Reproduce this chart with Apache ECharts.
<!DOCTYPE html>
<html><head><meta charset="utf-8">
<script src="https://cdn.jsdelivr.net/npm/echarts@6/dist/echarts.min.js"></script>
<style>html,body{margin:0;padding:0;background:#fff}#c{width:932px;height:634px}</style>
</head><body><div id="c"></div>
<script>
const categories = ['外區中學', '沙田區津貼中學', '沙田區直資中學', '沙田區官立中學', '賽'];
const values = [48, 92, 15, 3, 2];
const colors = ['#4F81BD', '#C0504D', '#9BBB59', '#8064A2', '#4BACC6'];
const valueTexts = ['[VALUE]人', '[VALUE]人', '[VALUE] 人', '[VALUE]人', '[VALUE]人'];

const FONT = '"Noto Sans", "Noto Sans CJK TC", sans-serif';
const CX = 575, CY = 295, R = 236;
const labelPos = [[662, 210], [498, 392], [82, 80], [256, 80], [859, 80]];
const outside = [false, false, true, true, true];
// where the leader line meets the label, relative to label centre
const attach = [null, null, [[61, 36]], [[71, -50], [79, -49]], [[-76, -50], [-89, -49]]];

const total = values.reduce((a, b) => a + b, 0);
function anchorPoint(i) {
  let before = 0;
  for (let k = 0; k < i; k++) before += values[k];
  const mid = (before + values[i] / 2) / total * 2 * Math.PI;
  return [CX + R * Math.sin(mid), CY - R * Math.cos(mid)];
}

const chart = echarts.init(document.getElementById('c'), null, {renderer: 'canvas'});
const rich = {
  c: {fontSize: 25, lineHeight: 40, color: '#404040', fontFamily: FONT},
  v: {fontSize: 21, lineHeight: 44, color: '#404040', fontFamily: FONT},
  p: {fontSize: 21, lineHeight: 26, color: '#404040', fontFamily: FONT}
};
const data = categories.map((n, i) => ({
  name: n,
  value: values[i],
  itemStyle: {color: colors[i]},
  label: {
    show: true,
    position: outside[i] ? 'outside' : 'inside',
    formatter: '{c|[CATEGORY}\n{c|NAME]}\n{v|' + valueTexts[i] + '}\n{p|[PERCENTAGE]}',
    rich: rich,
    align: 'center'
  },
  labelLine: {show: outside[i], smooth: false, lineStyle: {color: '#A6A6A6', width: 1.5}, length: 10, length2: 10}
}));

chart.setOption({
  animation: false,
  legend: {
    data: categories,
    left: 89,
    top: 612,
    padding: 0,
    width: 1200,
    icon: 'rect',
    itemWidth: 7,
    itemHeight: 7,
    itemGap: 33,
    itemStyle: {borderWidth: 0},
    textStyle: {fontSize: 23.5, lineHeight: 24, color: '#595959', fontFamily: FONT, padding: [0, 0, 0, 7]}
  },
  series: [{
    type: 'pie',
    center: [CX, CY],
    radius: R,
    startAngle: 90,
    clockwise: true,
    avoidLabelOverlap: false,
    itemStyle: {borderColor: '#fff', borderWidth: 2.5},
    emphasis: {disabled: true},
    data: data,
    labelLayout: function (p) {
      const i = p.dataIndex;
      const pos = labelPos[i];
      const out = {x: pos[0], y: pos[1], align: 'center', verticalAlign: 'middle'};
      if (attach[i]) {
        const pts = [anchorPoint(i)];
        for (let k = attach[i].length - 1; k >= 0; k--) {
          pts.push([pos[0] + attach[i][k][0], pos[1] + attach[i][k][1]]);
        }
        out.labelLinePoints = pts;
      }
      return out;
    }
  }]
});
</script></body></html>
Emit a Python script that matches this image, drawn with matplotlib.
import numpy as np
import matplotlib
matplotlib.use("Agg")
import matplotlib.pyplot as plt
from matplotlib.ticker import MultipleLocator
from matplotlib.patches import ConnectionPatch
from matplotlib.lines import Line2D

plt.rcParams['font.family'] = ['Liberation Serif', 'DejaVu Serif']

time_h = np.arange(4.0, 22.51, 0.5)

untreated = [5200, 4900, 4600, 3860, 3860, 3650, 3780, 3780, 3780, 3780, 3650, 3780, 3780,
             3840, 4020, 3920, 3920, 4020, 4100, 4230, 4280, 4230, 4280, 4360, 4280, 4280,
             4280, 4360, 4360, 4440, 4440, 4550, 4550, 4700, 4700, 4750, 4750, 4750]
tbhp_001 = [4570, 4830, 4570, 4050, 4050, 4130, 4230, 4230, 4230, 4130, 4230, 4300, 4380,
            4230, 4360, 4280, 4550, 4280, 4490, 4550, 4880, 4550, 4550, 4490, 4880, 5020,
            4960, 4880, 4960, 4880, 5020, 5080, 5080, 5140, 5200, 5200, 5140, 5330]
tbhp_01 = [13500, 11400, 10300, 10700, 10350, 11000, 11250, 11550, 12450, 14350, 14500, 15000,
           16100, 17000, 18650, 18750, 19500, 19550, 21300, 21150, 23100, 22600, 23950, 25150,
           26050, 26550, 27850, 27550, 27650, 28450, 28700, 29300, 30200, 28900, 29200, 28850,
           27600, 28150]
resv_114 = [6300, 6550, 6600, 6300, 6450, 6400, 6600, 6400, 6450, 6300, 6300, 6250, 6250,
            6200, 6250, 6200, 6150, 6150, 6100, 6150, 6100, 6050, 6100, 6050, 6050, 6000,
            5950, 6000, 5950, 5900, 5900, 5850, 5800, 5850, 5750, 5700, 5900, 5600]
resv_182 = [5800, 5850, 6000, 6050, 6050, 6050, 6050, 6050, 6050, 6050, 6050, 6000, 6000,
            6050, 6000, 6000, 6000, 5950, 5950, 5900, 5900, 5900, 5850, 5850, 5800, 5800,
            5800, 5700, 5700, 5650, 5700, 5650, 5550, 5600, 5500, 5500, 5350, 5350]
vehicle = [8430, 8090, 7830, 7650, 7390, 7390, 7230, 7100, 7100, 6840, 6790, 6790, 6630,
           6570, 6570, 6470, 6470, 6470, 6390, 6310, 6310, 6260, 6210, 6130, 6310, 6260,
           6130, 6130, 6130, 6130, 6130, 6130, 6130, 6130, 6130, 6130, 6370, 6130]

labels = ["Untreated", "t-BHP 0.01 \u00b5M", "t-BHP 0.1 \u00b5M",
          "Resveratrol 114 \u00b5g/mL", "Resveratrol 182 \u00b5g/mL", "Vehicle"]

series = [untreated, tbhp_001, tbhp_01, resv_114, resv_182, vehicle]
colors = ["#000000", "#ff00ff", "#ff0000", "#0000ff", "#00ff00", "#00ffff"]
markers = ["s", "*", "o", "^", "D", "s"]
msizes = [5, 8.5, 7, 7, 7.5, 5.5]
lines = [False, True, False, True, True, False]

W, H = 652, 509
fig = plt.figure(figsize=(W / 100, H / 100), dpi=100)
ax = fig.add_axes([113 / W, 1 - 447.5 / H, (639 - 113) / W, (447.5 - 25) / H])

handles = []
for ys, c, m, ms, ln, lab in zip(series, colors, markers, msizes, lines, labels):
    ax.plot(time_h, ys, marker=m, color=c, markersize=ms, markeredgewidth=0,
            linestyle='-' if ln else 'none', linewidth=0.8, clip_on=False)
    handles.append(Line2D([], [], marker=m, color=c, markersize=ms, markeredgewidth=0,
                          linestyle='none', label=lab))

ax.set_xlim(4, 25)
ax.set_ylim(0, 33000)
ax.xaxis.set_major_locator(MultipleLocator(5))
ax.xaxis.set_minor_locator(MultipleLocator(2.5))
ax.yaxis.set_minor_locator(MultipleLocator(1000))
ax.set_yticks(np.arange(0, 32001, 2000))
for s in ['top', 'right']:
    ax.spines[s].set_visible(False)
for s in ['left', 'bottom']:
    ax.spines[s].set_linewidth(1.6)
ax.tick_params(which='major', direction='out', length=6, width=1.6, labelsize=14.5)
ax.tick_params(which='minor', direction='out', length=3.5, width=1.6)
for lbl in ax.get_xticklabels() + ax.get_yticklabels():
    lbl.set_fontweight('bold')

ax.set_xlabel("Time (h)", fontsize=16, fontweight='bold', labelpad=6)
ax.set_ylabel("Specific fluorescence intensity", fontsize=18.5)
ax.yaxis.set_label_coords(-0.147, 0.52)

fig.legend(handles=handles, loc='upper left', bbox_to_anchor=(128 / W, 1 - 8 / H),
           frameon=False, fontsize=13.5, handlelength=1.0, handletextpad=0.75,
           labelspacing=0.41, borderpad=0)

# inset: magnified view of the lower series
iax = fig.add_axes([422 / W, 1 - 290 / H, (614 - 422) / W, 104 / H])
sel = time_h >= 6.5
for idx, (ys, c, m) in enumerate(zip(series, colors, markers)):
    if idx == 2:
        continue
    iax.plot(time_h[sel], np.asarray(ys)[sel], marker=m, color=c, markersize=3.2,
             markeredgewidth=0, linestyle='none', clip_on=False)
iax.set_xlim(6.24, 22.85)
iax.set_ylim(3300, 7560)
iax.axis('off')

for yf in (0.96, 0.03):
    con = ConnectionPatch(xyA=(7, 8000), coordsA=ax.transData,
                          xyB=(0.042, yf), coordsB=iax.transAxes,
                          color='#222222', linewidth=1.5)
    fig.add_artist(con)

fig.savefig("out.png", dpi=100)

_ _ _

# Problem statement:
As listed above, the lines from the line with "Emit a Python" to the line with "time_h = np.arange(4.0, 22.51, 0.5)" are to be echoed exactly, with both ends included and nothing added.

# Reply:
Emit a Python script that matches this image, drawn with matplotlib.
import numpy as np
import matplotlib
matplotlib.use("Agg")
import matplotlib.pyplot as plt
from matplotlib.ticker import MultipleLocator
from matplotlib.patches import ConnectionPatch
from matplotlib.lines import Line2D

plt.rcParams['font.family'] = ['Liberation Serif', 'DejaVu Serif']

time_h = np.arange(4.0, 22.51, 0.5)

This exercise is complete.